Humiliation à Air France : quand la violence symbolique des vêtements arrachés choque plus encore que la violence physique
Mis à nu par les salariés de sa propre entreprise, le DRH Xavier Broseta a été humilié devant le monde entier. Les photos des événements du lundi 5 octobre à Air France le montrent fuyant les manifestants, torse-nu, destitué à la fois de son statut social et du respect qui incombe à chaque être humain.
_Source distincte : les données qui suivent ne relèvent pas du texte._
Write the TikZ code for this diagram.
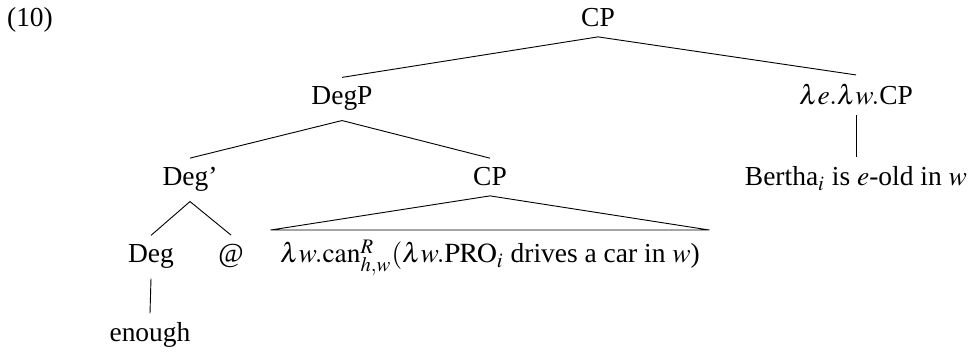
\documentclass[tikz,border=0pt,12pt]{standalone}
\usepackage{amsmath}
\usepackage{mathptmx}
\usepackage{fontspec}
\setmainfont{Liberation Serif}
\usetikzlibrary{positioning}

\begin{document}
\begin{tikzpicture}[x=0.01535cm, y=-0.01535cm, every node/.style={anchor=base}]
        \useasboundingbox (0,0) rectangle (976,352);
        \node (Ex) at (30,27) {(10)};
        \node (CP) at (598,27) {CP};
        \node (DegP) at (342,105) {DegP};
        \node (LamCP) at (856,105) {$\lambda e.\lambda w.$CP};
        \node (DegBar) at (190,186) {Deg'};
        \node (SubCP) at (490,186) {CP};
        \node (Bertha) at (856,186) {Bertha$_i$ is $e$-old in $w$};
        \node (Deg) at (151,263) {Deg};
        \node (At) at (231,263) {@};
        \node (Can) at (490,263) {$\lambda w.\mathrm{can}^R_{h,w}(\lambda w.\mathrm{PRO}_i$ drives a car in $w$)};
        \node (Enough) at (150,342) {enough};

        \path[draw]
        (CP.south) edge (DegP.north)
                   edge (LamCP.north)
        (DegP.south) edge (DegBar.north)
                     edge (SubCP.north)
        (LamCP.south) edge (Bertha.north)
        (DegBar.south) edge (Deg.north)
                       edge (At.north)
        (Deg.south) edge (Enough.north);

        % roof over the unanalysed CP
        \draw (SubCP.south) -- (Can.north west) -- (Can.north east) -- cycle;
\end{tikzpicture}
\end{document}
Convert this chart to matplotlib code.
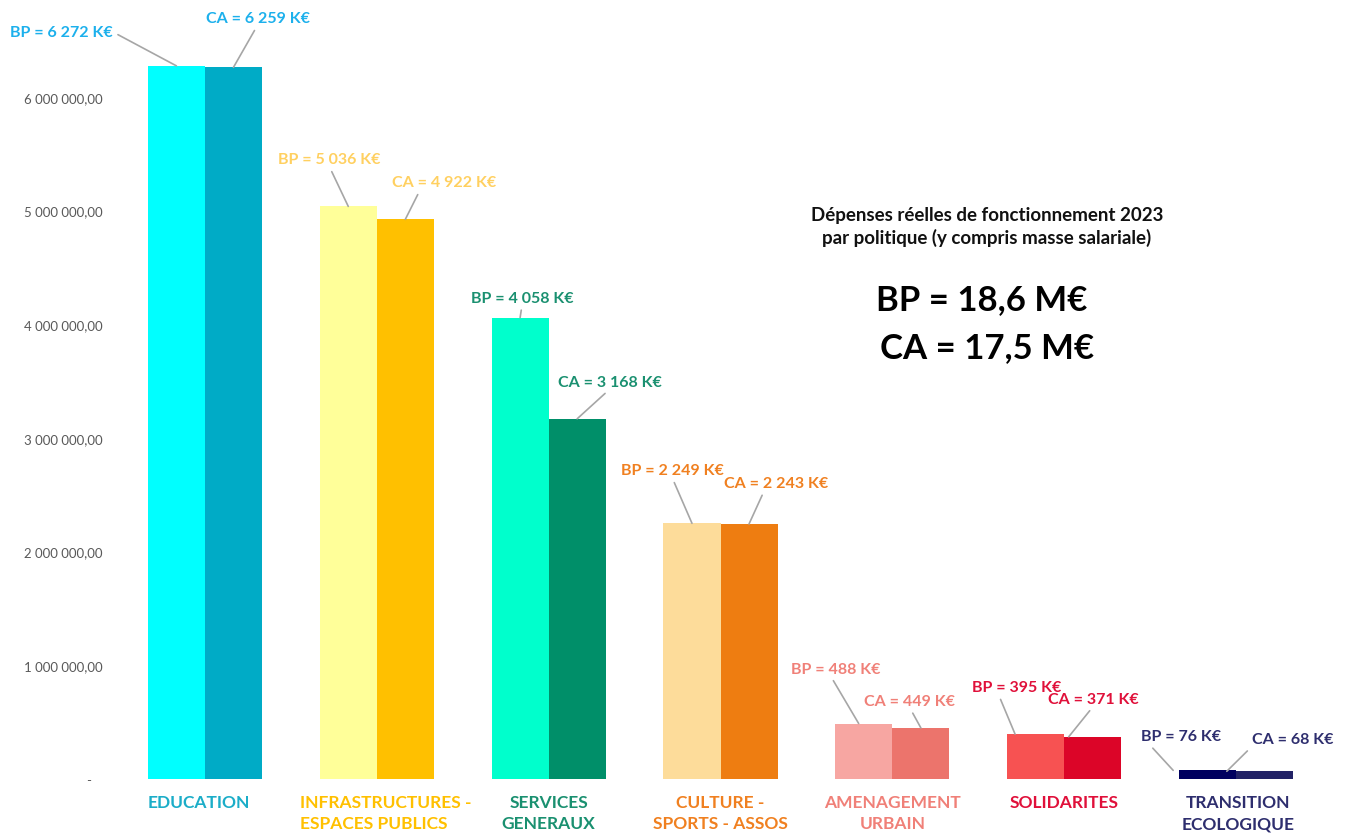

Une pratique qui n'est pas sans rappeler celle des lynchages qui avaient cours pendant des heures sombres de notre Histoire.
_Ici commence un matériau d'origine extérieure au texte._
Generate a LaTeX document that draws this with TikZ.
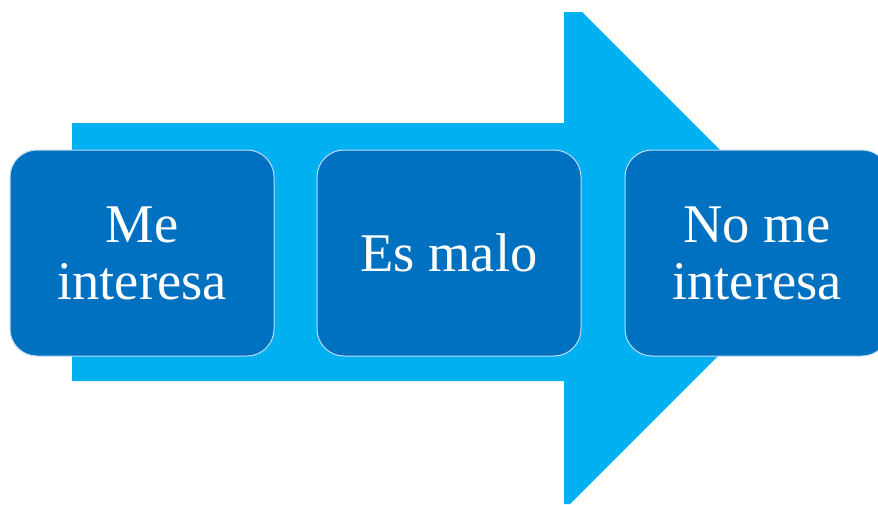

Atlantico : Lundi 5 octobre, pendant la réunion d'un comité central d'entreprise (CCE) d'Air France, le DRH Xavier Broseta a été mis à nu par les salariés grévistes. Ce geste, ainsi que les images qui en découlent, ont provoqué l'émoi. Comment expliquer que l'image d'un homme déshabillé choque presque plus que certains gestes de violence physique dans d'autres circonstances (jet d'oeufs, bousculade, etc) ?
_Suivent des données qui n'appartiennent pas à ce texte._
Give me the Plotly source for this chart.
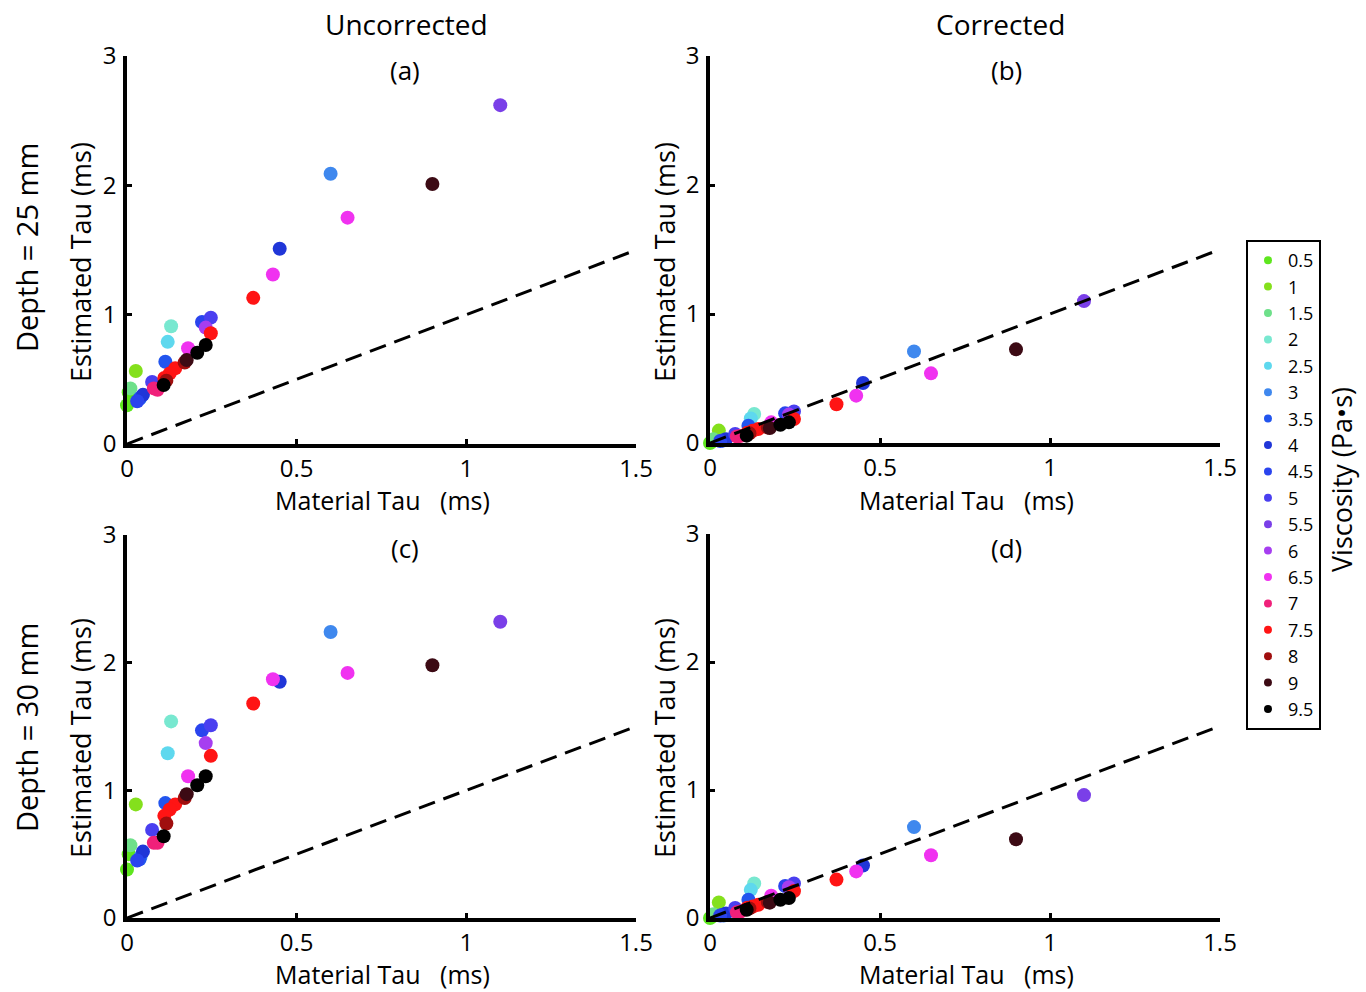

Jean-François Amadieu : Ces images évoquent d’assez près les scènes de lynchage dans lesquelles les vêtements sont souvent déchirés. Un syndicaliste présent indique d’ailleurs que les cadres auraient échappé à un véritable lynchage. Par ailleurs, le passage du cadre en costume à l’homme déshabillé est très inhabituel en étant dégradant pour ceux qui en sont victimes. Surtout, la mise à nu est un traitement indigne qui rappelle les pires heures de notre histoire.
Pendant l'évènement, plusieurs responsables syndicaux auraient scandé le slogan "à poil !". En quoi, dans une société où la nudité est pourtant commune, le fait de retirer le costume d'un DRH peut-il représenter une humiliation profonde ? Et à travers lui une humiliation pour ce qu'il représente ?
Le fait de montrer son torse à la plage n’a rien de commun avec le fait d’être forcé à le faire et, si nos sociétés montrent souvent les corps, elles n’admettent pas cette forme de violence. La mise à nu vise à humilier les individus, à les dégrader. Le slogan qui aurait pu être une simple provocation (nous perdons nos emplois, comme déshabillés par les mesures annoncées et vous allez faire de même) a été interprété au premier degré et mis en œuvre par quelques-uns. Ce faisant, la négation de la distinction entre l’homme et la fonction est complète alors que cette distinction est à la base des relations sociales.
Les photos de l'événement se sont rapidement diffusées sur la toile et dans les médias. Le choc provoqué par ces images est-il susceptible de faire évoluer l'opinion ? Dans quel sens et comment cela pourrait-il peser sur les débats ?
Les français ont cette singularité de soutenir massivement les grévistes et les manifestations. Ils valorisent le conflit et le rapport de force plus que la négociation. Ils tolèrent aussi les actions dures et illégales comme les séquestrations lorsqu’il s’agit de défendre des emplois (des sondages ont montré en 2009 que la moitié des français les trouvaient légitimes). Mais, la diffusion il y a un an de vidéos de cadres de Goodyear séquestrés et apostrophés, comme les vidéos de lundi au siège d’Air France, plus choquantes encore, devraient faire évoluer l’opinion des français au sujet des formes radicales d’action sociale. Jusqu’alors le durcissement des conflits restait relativement désincarné, ce n’est plus le cas.
Plus généralement, y a-t-il d'autres exemples dans l'histoire française où la force de l'humiliation ou de la dégradation sociale est matérialisée par une atteinte symboliques au costume, à l'uniforme ou à l'esthétique ?
Arracher des éléments d’un uniforme, dénuder et exposer publiquement les individus, déshabiller et raser les cheveux, on pourrait multiplier les exemples de ces traitements dégradants et déshumanisants dont la période de la dernière guerre mondiale a notamment été l’occasion.